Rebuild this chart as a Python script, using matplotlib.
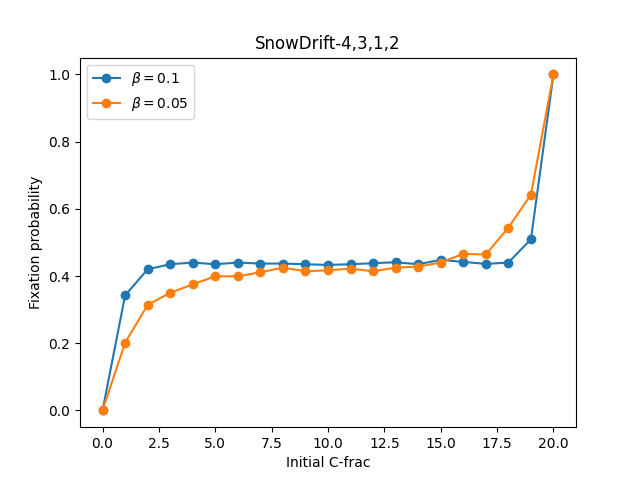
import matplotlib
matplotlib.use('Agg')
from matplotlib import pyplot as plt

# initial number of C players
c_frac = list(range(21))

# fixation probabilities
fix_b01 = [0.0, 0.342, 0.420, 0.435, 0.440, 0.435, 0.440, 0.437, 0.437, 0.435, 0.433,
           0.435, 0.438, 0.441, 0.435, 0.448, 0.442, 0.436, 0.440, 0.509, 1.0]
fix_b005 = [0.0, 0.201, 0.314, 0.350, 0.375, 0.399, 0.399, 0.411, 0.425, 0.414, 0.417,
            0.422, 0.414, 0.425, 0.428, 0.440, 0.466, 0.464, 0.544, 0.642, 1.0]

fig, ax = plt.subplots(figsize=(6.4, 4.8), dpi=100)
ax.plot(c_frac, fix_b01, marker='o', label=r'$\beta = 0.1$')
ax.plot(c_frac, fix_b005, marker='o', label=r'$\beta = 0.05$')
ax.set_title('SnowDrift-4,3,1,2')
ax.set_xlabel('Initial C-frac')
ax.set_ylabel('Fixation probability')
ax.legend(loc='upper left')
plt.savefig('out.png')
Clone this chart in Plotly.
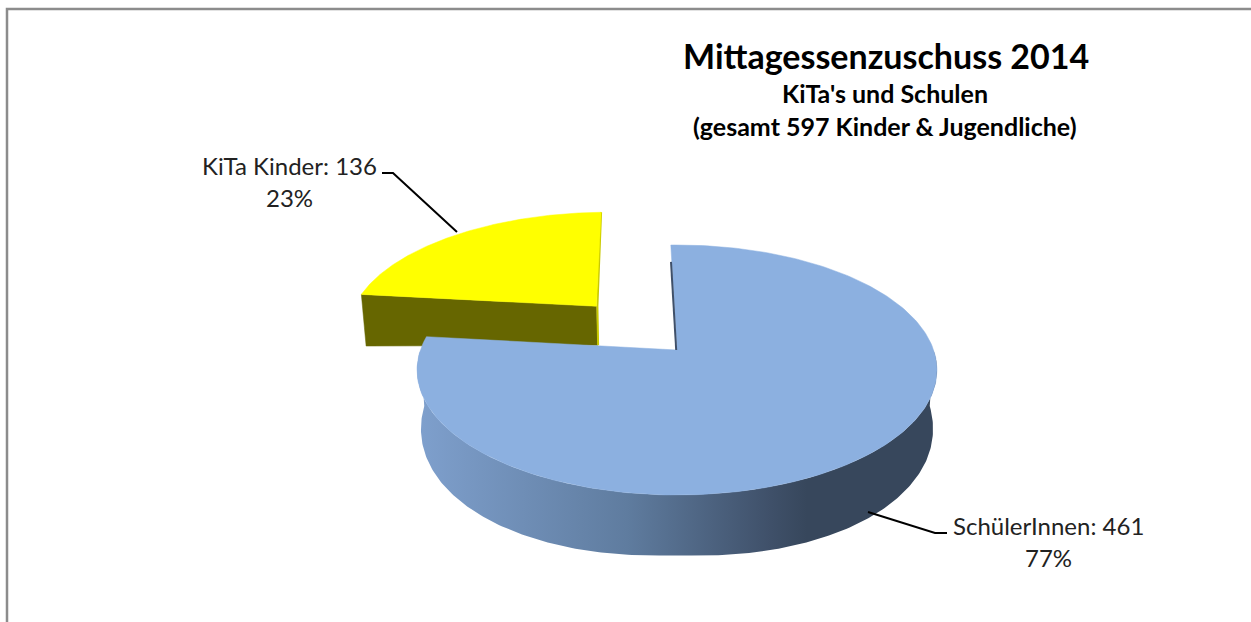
● ● ● ● ●
__To do__:
In the entries above, find lines with "chart" and copy each.

__Reply to the exercise__:
Rebuild this chart as a Python script, using matplotlib.
Clone this chart in Plotly.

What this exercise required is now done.